Victory — not the concept, but the statue at State Place and 17th Street NW — is the Ghost of Christmas Past. Freedom — the Eastward-facing statue atop the Capitol Dome; not that thing that The Terrorists hate us for — is the Ghost of Christmas Present. And the Ghost of Christmas Yet to Come arrives draped in the inky robes of Grief.

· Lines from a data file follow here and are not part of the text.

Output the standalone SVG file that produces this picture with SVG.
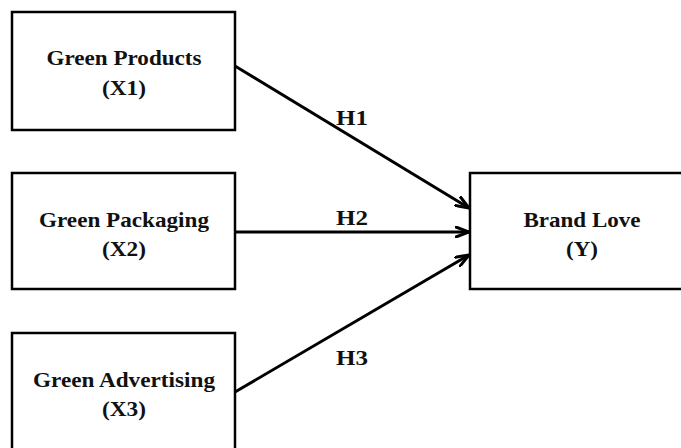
<svg xmlns="http://www.w3.org/2000/svg" width="681" height="448" viewBox="0 0 681 448">
<style>
.box{fill:#fff;stroke:#000;stroke-width:2.5}
.t{font-family:"Liberation Serif","Times New Roman",serif;font-weight:bold;font-size:21px;fill:#111;text-anchor:middle}
.h{font-family:"Liberation Serif","Times New Roman",serif;font-weight:bold;font-size:21px;fill:#111}
.c{stroke:#000;stroke-width:3;fill:none}
</style>
<defs>
<marker id="arr" viewBox="0 0 16 12" refX="14" refY="6" markerWidth="16" markerHeight="12" markerUnits="userSpaceOnUse" orient="auto">
<path d="M1,1 L14,6 L1,11" fill="none" stroke="#000" stroke-width="3" stroke-linejoin="miter" stroke-linecap="round"/>
</marker>
</defs>
<rect width="681" height="448" fill="#fff"/>
<g id="x1">
<rect class="box" x="12" y="12" width="223" height="118"/>
<text class="t" x="124" y="65" textLength="155" lengthAdjust="spacingAndGlyphs">Green Products</text>
<text class="t" x="124" y="95" textLength="44" lengthAdjust="spacingAndGlyphs">(X1)</text>
</g>
<g id="x2">
<rect class="box" x="12" y="173" width="223" height="116"/>
<text class="t" x="124" y="227" textLength="170" lengthAdjust="spacingAndGlyphs">Green Packaging</text>
<text class="t" x="124" y="256" textLength="44" lengthAdjust="spacingAndGlyphs">(X2)</text>
</g>
<g id="x3">
<rect class="box" x="12" y="333" width="223" height="125"/>
<text class="t" x="124" y="387" textLength="182" lengthAdjust="spacingAndGlyphs">Green Advertising</text>
<text class="t" x="124" y="416" textLength="44" lengthAdjust="spacingAndGlyphs">(X3)</text>
</g>
<g id="y">
<rect class="box" x="470" y="173" width="230" height="116"/>
<text class="t" x="582" y="227" textLength="117" lengthAdjust="spacingAndGlyphs">Brand Love</text>
<text class="t" x="582" y="256" textLength="32" lengthAdjust="spacingAndGlyphs">(Y)</text>
</g>
<g id="connectors">
<line class="c" x1="235" y1="66" x2="469" y2="208" marker-end="url(#arr)"/>
<line class="c" x1="235" y1="232" x2="469" y2="232" marker-end="url(#arr)"/>
<line class="c" x1="235" y1="392" x2="469" y2="255" marker-end="url(#arr)"/>
<text class="h" x="336" y="125" textLength="32" lengthAdjust="spacingAndGlyphs">H1</text>
<text class="h" x="336" y="225" textLength="32" lengthAdjust="spacingAndGlyphs">H2</text>
<text class="h" x="336" y="365" textLength="32" lengthAdjust="spacingAndGlyphs">H3</text>
</g>
</svg>
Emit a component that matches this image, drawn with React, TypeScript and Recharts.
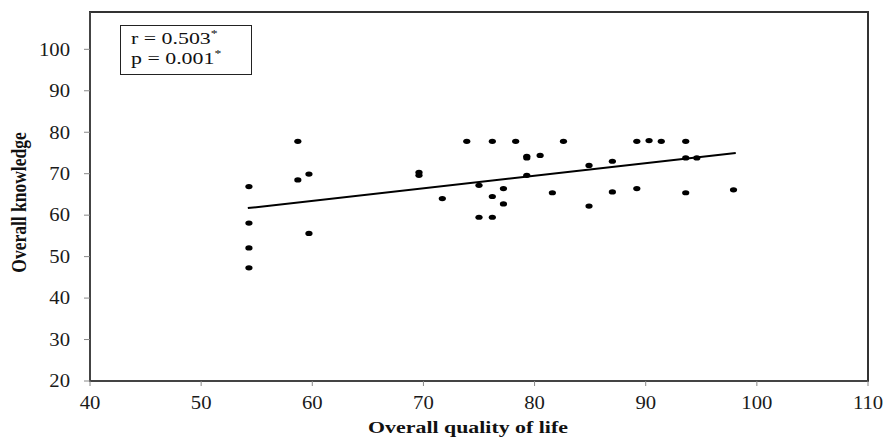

This stunt-casting of local landmarks as Charles Dickens’ familiar trio of yuletide apparitions neatly sums up Arena Stage’s world-premiere kinda-musical, A Christmas Carol 1941, a handsome, if uneven, localized update of the perennial seat-filler you can see in at least two other playhouses around town just now. Set in the weeks immediately after Japan invited the U.S. into World War II with their attack on Pearl Harbor, the show looks into the opportunistic heart of one Ebenee – er, Elijah Strube (James Gale), a profiteer who made his fortune hoarding supplies during the first World War. To Strube, the show-opening radio address from President Franklin Delano Roosevelt, calling the nation once more to sacrifice, sounds like nothing more than the opening bell of a particularly promising day of trading.
James Magruder’s script makes other tweaks to Dickens’ venerable tale: Tiny Tim is now either the mute, shellshocked WWI vet Albert Schroen (a soulful Christopher Bloch), or else Albert’s underage-but-eager-to-enlist nephew, Butch (Clinton Brandhagen), whose mother, Margarette (Nancy Robinette), is opposed to him answering the call of duty. Standing in for Bob Cratchitt and spouse are Henry and Margarette Schroen, named for and based on Magruder’s grandparents. Because Henry (played here by a sturdy Lawrence Redmond) could type 120 words per minute, he remained employed throughout the Great Depression.
Mean old Elijah Strube (James Gale, foreground) digs the Reason for the Season from Grief (Bayla Whitten), Freedom (Connan Morrissey) and Winged Victory (Gia Mora) in Arena’s A Christmas Carol 1941.